Evaluates three word embeddings BoW2, BoW5 and DEPS obtained with Skip-Gram using different contexts. The goal of this repository is to be used as demos for comparing the three embeddings.
The following python notebooks serves as example evaluations on different tasks, similarity, analogy and clustering.
Once the repository is cloned run the python notebooks for quantitative and qualitative embedding evaluations. The zipped embedding files, bow2.words.bz2, bow5.words.bz2, deps.words.bz2 need to be added under 'data/' before running.
Description: Evaluates embeddings based on word similarity tasks. Computes Spearman and Pearson correlations against the SimLex and MEN datasets for each embedding.
Instructions: Other data sets could be evaluated by replacing 'word_pairs' dataframe with a new set, after loading.

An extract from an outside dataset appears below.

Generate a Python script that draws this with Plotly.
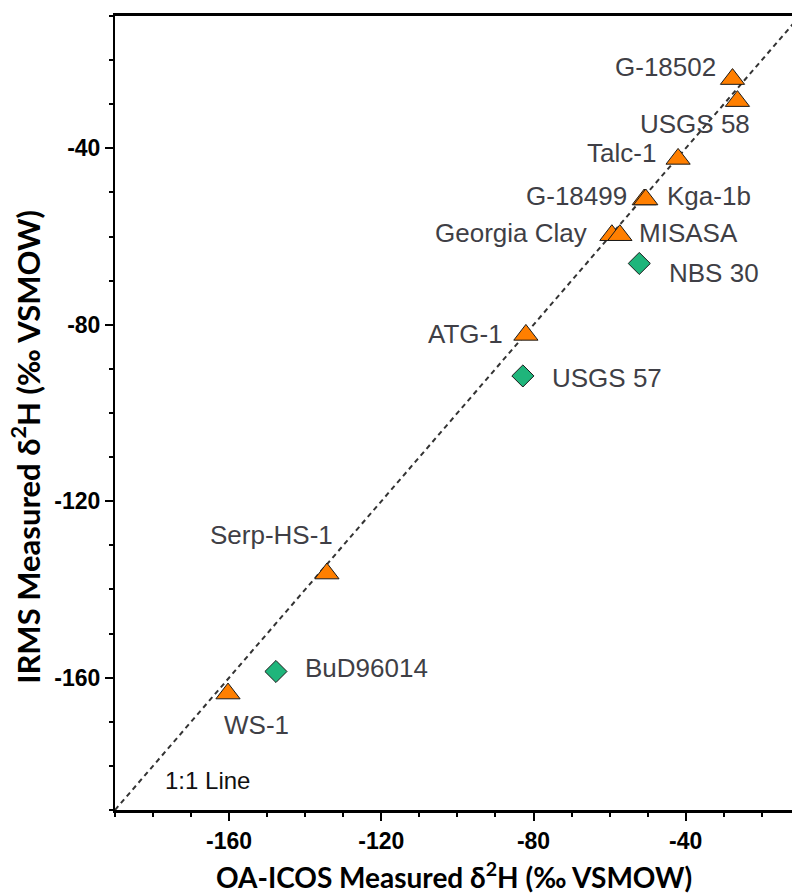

Description: Evaluates embdeddings based on word analogy tasks. Computes the analogous word for each question in the Google analogy test set. Performs qualitative evaluation of the predictions by looking at 3 predicted answers from each model for selected queries
Description: As the previous but performs quantitative evaluation of the predictions in the whole Google analogy test set using Mean Reciprocal Rank and accuracy. Uses batching to sample the Google analogy test set because of memory issues when the word analogy set vectors are large.
Instructions: Other sets could be evaluated by replacing the 'data/questions_words.txt' file.
Description: This file performes the K-Means algorithm on the three embeddings, it can be tested with variations in the number of clusters. It outputs a csv file with the results. A collection of results for 100, 200, 300, 400 and 500 can be found in the repository under 'Results'.
Instructions: Different numbers of clusters can be filled and different embeddings can be used.